Dark Horse Comics brings more tales of Tarzan of the Apes from the golden age of comics; featuring the continued work of one of the most prolific comic artists of all time- Jesse Marsh.
Tarzan might not be a name that has all that much pull in the modern world of comic books. I’m no fan of the character either as all I really know of Tarzan is that my grandfather was a big fan of the radio series (that was back before TV, kids).
When I think of the character, I do get a pretty well defined picture though- a man raised in the jungle who swings on vines and repeatedly saves his gal Jane… kinda like Super Mario really, just no giant turtles or pipes. Turns out, that’s not all that there is to one of the most longstanding characters in comics (or on radio). Shocking, I know.
Volume 11 of the Tarzan comics series (originally published by Dell Comics, no relation to the PC maker) binds together Tarzan numbers 52-56 and adds on March of Comics number 125 for good measure. These books are from the fabulous fifties (as in 1950’s) and are every bit the vintage treat that you’d assume they were. If you’re a fan of the art form’s history, you’re more than likely going to love this one (and probably the other ten volumes too).
To say that Jesse Marsh had a tenured run on Tarzan might be an understatement. He was there with the comic right from the start and only passed the pencil off to Russ Manning in 1965 due to his failing health. This volume is the eleventh both in the series and as far as Marsh’s involvement in the book go. It’s easy to see why he lasted so very long as the ape man’s artist too. His big, bright colors and lush jungle-scapes and savannah’s are brought to life with style and it almost feels like you’re watching an old Harryhausen flick at times.
No, this isn’t the hyper-detailed work that you’ll see in many of today’s comics, but what’s presented here is what was very much the style of the time and it’s just as charming and fun as it ever was. You’ll see pretty much anything that you could imagine in this book too. Tarzan does everything from taking on a horde of angry talking gorillas (no Grodd though) to flying high on his giant eagle (no, really!) and battling a gaggle of gangsters who have invaded his adopted kingdom.
It’s a great read and scribe Gaylord DuBois takes the reader and the lord of the jungle on adventures that you probably wouldn’t associate with Tarzan off the top of your head. Some of this stuff even trends on ‘high fantasy’ ground and almost reads more like a Lord of the Rings or Dungeons & Dragons story at times. It’s some very cool stuff.
Also pretty awesome are the extras packed throughout. Covers, bonus pages that feature mini-dossiers on some of the characters, and vintage ads are sprinkled through the whole book and punctuate several of the chapters.

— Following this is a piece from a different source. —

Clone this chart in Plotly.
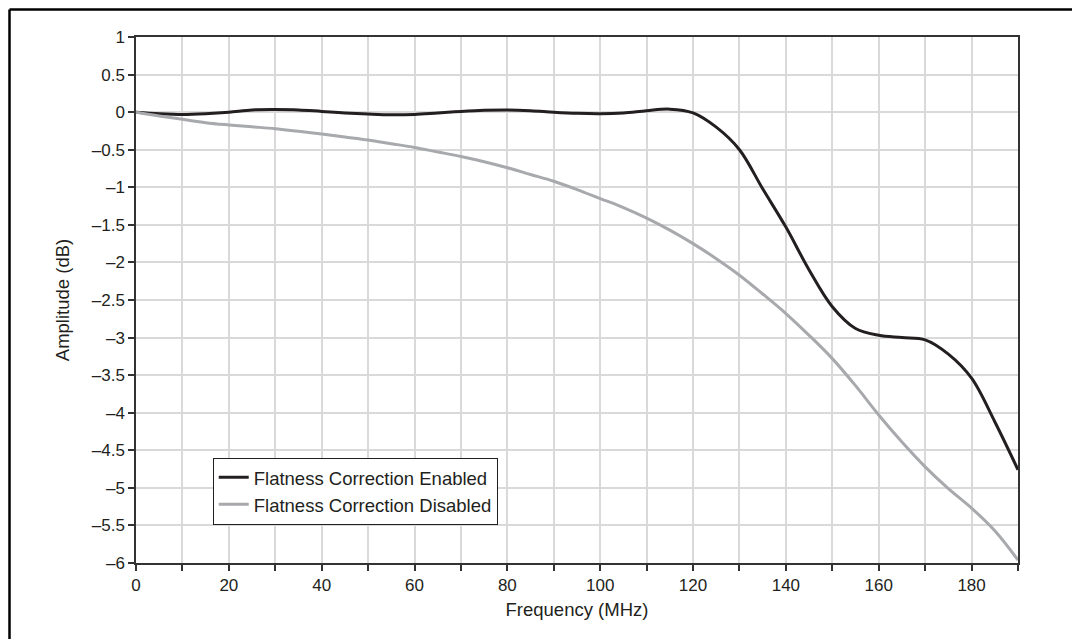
import plotly.graph_objects as go

freq = list(range(0, 195, 5))
enabled = [0.0, -0.02, -0.03, -0.02, 0.0, 0.03, 0.035, 0.03, 0.01, -0.01,
           -0.025, -0.035, -0.03, -0.01, 0.01, 0.025, 0.03, 0.02, 0.0, -0.015,
           -0.02, -0.01, 0.02, 0.04, -0.01, -0.2, -0.5, -1.02, -1.53, -2.1,
           -2.59, -2.88, -2.97, -3.0, -3.03, -3.22, -3.54, -4.12, -4.76]
disabled = [0.0, -0.05, -0.095, -0.14, -0.17, -0.195, -0.22, -0.255, -0.29, -0.33,
            -0.37, -0.42, -0.47, -0.53, -0.59, -0.66, -0.74, -0.83, -0.92, -1.03,
            -1.15, -1.27, -1.41, -1.57, -1.75, -1.95, -2.17, -2.42, -2.68, -2.97,
            -3.28, -3.64, -4.03, -4.39, -4.72, -5.01, -5.27, -5.57, -5.96]

x_tickvals = list(range(0, 200, 10))
x_ticktext = [str(v) if v % 20 == 0 else "" for v in x_tickvals]
y_tickvals = [1, 0.5, 0, -0.5, -1, -1.5, -2, -2.5, -3, -3.5, -4, -4.5, -5, -5.5, -6]
y_ticktext = [("\u2013" + f"{abs(v):g}") if v < 0 else f"{v:g}" for v in y_tickvals]

TXT = "#231f20"
FONT = "Liberation Sans, Arial, Helvetica, sans-serif"
FS = 17
FT = 18.5

fig = go.Figure()
fig.add_trace(go.Scatter(x=freq, y=enabled, mode="lines", name="Flatness Correction Enabled",
                         line=dict(color="#231f20", width=3, shape="spline", smoothing=1.0)))
fig.add_trace(go.Scatter(x=freq, y=disabled, mode="lines", name="Flatness Correction Disabled",
                         line=dict(color="#a7a9ac", width=3, shape="spline", smoothing=1.0)))

# page body adds an 8px offset; figure sized so plot area lands where the reference has it
W, H = 1072, 631
L, R, T = 128, 62, 29
ph = 526
B = H - T - ph
pw = W - L - R
bx = (1.5 - L) / pw
by = (H - B - 1.5) / ph

fig.update_layout(
    width=W, height=H,
    margin=dict(l=L, r=R, t=T, b=B),
    paper_bgcolor="white", plot_bgcolor="white",
    font=dict(family=FONT, size=FS, color=TXT),
    showlegend=True,
    legend=dict(x=0.087, y=0.2, xanchor="left", yanchor="top",
                bordercolor="#231f20", borderwidth=1, bgcolor="white",
                font=dict(size=FT, color=TXT), tracegroupgap=0,
                itemwidth=30),
    shapes=[
        dict(type="line", xref="paper", yref="paper", x0=bx, x1=1.2, y0=by, y1=by,
             line=dict(color="black", width=2.5)),
        dict(type="line", xref="paper", yref="paper", x0=bx, x1=bx, y0=by, y1=-0.3,
             line=dict(color="black", width=2.5)),
    ],
)
fig.update_xaxes(range=[0, 190], tickvals=x_tickvals, ticktext=x_ticktext,
                 showgrid=True, gridcolor="#d9d9d9", gridwidth=1.5,
                 showline=True, linecolor="#333333", linewidth=1.5, mirror=True,
                 ticks="outside", ticklen=6, tickcolor="#333333", tickwidth=1.5,
                 zeroline=False, tickfont=dict(size=FS),
                 title=dict(text="Frequency (MHz)", standoff=9, font=dict(size=FT, color=TXT)))
fig.update_yaxes(range=[-6, 1], tickvals=y_tickvals, ticktext=y_ticktext,
                 showgrid=True, gridcolor="#d9d9d9", gridwidth=1.5,
                 showline=True, linecolor="#333333", linewidth=1.5, mirror=True,
                 ticks="outside", ticklen=6, tickcolor="#333333", tickwidth=1.5,
                 zeroline=False, tickfont=dict(size=FS),
                 title=dict(text="Amplitude (dB)", standoff=17, font=dict(size=FT, color=TXT)))

fig.write_html("out.html")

Personally, I think these are are some of the coolest things about reading compilations of older comics. Getting a picture of the times and age when the books were originally published is a good chunk of the fun, even if you’re not a particularly big fan of the subject. If anything, I would have liked to have seen more of this kind of stuff and maybe even have had a little more added in. I know that’s probably unlikely since everything in the book came from the actual comics they originally appeared in, but a little bonus section would have been nice.
Like I said, I was no Tarzan fan when I first cracked open Dark Horse’s 11th collection of the Dell Comics originals. So with that in mind, it’s probably pretty high praise that I can honestly say that this is a book I thoroughly enjoyed.
The artwork is really neat and the stories are simple and still stand up today because of that. It’s just plain old fun stuff and in the end, creator Edgar Rice Burroughs’ hero is still just as much of an interesting character today as I assume he was years ago.
Maybe the biggest compliment I can pay is that I very much want to check out some of the other books in the series and some of the more modern stuff based on Tarzan after reading this volume.
Give The Jesse Marsh Years a shot and you just might too- just don’t forget your loincloth.